Exercise goal:
Restate, exactly and without pictures, the lines from the start of the listing below through the line holding "ticksBotY = [[-1.0,-0.5,0.0,0.5,1.0],[-1,0,1],[-2,-1,0,1]];".
• • • • •
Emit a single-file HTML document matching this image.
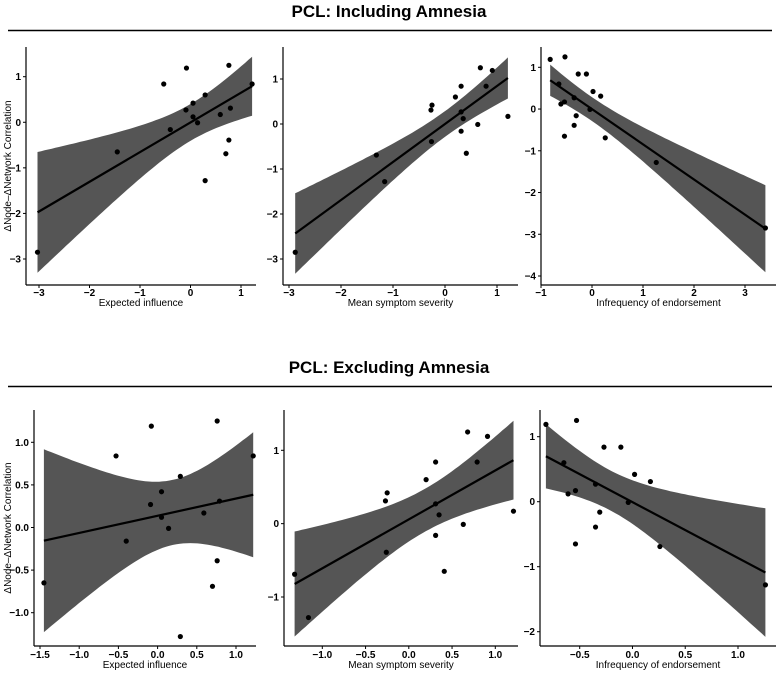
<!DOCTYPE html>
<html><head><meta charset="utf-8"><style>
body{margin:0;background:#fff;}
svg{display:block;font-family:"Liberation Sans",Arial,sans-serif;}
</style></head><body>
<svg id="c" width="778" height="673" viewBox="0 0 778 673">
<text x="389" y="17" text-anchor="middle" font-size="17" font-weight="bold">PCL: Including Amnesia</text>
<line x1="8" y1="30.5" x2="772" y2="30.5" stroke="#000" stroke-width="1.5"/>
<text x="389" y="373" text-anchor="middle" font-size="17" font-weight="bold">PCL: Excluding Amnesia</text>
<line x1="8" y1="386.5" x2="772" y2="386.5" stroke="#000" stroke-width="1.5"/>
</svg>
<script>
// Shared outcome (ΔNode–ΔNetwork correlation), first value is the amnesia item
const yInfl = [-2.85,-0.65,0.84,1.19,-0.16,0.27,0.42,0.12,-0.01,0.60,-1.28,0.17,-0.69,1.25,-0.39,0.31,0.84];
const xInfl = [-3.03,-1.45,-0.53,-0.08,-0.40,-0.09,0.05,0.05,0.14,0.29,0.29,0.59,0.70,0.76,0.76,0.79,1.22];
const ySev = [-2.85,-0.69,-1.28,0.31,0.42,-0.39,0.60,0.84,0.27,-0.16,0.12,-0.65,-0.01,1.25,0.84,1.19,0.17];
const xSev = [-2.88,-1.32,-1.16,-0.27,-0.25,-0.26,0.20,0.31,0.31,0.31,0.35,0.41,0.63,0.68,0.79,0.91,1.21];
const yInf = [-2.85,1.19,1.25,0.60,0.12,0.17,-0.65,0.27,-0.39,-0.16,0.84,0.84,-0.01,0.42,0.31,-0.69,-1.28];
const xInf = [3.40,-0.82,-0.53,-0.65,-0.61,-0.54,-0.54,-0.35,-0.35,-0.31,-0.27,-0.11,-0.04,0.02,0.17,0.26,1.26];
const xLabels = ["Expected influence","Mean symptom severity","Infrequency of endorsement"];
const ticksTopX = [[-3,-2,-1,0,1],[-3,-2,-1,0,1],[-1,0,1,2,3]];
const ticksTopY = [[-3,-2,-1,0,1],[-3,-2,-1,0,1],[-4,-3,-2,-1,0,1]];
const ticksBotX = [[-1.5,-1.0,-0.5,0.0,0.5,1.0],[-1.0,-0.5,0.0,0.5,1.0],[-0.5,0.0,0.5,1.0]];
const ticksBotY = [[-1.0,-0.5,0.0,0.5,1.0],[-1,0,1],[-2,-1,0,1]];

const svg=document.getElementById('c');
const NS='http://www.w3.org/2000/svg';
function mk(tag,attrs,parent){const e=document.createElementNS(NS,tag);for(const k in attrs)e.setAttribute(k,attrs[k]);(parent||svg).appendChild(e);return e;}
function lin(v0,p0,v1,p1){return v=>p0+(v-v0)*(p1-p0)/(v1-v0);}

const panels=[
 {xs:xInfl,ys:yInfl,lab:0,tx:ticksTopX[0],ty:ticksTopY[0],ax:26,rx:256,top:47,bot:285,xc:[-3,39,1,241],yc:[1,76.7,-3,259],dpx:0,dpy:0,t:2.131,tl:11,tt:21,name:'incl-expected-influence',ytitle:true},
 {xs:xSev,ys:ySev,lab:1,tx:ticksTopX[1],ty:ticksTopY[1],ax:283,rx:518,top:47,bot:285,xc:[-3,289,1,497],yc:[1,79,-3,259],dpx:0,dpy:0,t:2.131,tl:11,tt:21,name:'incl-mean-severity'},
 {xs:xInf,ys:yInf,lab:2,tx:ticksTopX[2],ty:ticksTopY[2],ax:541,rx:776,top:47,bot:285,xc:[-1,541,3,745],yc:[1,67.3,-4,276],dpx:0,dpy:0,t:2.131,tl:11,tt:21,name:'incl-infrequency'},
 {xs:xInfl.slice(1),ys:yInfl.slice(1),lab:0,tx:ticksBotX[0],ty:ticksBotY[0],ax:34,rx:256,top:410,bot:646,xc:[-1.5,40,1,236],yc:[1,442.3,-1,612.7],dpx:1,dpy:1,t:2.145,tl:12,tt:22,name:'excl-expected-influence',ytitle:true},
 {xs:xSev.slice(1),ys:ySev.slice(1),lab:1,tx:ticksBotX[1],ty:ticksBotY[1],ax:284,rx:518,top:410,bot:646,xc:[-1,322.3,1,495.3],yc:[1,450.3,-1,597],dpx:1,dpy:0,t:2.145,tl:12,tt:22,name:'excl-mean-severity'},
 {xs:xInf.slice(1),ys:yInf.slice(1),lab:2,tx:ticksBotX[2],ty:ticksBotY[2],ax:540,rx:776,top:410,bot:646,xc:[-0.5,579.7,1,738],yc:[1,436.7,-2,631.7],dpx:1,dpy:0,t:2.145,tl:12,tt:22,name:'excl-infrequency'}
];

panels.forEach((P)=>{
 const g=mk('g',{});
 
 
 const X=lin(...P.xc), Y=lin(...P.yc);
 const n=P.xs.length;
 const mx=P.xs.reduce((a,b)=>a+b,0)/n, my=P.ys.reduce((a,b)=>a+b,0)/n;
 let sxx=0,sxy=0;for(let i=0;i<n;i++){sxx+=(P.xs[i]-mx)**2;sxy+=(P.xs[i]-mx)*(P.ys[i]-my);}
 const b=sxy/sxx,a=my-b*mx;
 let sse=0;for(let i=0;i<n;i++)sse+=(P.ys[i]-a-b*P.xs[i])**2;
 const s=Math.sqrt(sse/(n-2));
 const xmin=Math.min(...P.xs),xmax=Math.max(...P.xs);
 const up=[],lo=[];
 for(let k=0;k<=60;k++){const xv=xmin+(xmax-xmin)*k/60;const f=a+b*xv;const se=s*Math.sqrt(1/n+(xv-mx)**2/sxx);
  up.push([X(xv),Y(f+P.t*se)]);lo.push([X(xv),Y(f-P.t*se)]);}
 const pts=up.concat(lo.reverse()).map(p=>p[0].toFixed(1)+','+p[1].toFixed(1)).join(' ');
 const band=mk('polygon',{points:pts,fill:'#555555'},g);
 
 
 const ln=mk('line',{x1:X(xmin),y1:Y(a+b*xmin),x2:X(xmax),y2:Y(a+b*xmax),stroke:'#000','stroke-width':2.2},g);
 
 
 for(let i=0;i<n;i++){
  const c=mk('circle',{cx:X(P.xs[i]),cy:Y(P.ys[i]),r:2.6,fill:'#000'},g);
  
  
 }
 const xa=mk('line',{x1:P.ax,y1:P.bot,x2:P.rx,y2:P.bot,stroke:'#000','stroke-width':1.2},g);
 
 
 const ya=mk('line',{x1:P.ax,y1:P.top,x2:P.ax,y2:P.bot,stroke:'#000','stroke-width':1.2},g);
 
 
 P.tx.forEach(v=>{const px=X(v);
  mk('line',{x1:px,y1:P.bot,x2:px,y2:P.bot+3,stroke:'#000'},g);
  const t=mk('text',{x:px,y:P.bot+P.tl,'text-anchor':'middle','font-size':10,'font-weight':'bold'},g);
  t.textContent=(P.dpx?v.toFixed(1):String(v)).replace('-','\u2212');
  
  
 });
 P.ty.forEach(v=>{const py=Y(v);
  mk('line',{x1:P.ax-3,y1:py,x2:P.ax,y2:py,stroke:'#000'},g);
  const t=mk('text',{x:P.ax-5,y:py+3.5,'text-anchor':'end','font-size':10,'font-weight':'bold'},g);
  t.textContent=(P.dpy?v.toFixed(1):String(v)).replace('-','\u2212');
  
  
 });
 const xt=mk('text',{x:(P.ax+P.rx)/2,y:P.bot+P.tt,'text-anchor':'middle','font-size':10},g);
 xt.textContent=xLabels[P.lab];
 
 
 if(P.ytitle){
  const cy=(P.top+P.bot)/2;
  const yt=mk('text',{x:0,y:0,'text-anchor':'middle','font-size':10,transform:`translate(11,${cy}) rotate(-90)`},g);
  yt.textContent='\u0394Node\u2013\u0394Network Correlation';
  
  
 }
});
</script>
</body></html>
• • • • •
Solution to the problem:
Emit a single-file HTML document matching this image.
<!DOCTYPE html>
<html><head><meta charset="utf-8"><style>
body{margin:0;background:#fff;}
svg{display:block;font-family:"Liberation Sans",Arial,sans-serif;}
</style></head><body>
<svg id="c" width="778" height="673" viewBox="0 0 778 673">
<text x="389" y="17" text-anchor="middle" font-size="17" font-weight="bold">PCL: Including Amnesia</text>
<line x1="8" y1="30.5" x2="772" y2="30.5" stroke="#000" stroke-width="1.5"/>
<text x="389" y="373" text-anchor="middle" font-size="17" font-weight="bold">PCL: Excluding Amnesia</text>
<line x1="8" y1="386.5" x2="772" y2="386.5" stroke="#000" stroke-width="1.5"/>
</svg>
<script>
// Shared outcome (ΔNode–ΔNetwork correlation), first value is the amnesia item
const yInfl = [-2.85,-0.65,0.84,1.19,-0.16,0.27,0.42,0.12,-0.01,0.60,-1.28,0.17,-0.69,1.25,-0.39,0.31,0.84];
const xInfl = [-3.03,-1.45,-0.53,-0.08,-0.40,-0.09,0.05,0.05,0.14,0.29,0.29,0.59,0.70,0.76,0.76,0.79,1.22];
const ySev = [-2.85,-0.69,-1.28,0.31,0.42,-0.39,0.60,0.84,0.27,-0.16,0.12,-0.65,-0.01,1.25,0.84,1.19,0.17];
const xSev = [-2.88,-1.32,-1.16,-0.27,-0.25,-0.26,0.20,0.31,0.31,0.31,0.35,0.41,0.63,0.68,0.79,0.91,1.21];
const yInf = [-2.85,1.19,1.25,0.60,0.12,0.17,-0.65,0.27,-0.39,-0.16,0.84,0.84,-0.01,0.42,0.31,-0.69,-1.28];
const xInf = [3.40,-0.82,-0.53,-0.65,-0.61,-0.54,-0.54,-0.35,-0.35,-0.31,-0.27,-0.11,-0.04,0.02,0.17,0.26,1.26];
const xLabels = ["Expected influence","Mean symptom severity","Infrequency of endorsement"];
const ticksTopX = [[-3,-2,-1,0,1],[-3,-2,-1,0,1],[-1,0,1,2,3]];
const ticksTopY = [[-3,-2,-1,0,1],[-3,-2,-1,0,1],[-4,-3,-2,-1,0,1]];
const ticksBotX = [[-1.5,-1.0,-0.5,0.0,0.5,1.0],[-1.0,-0.5,0.0,0.5,1.0],[-0.5,0.0,0.5,1.0]];
const ticksBotY = [[-1.0,-0.5,0.0,0.5,1.0],[-1,0,1],[-2,-1,0,1]];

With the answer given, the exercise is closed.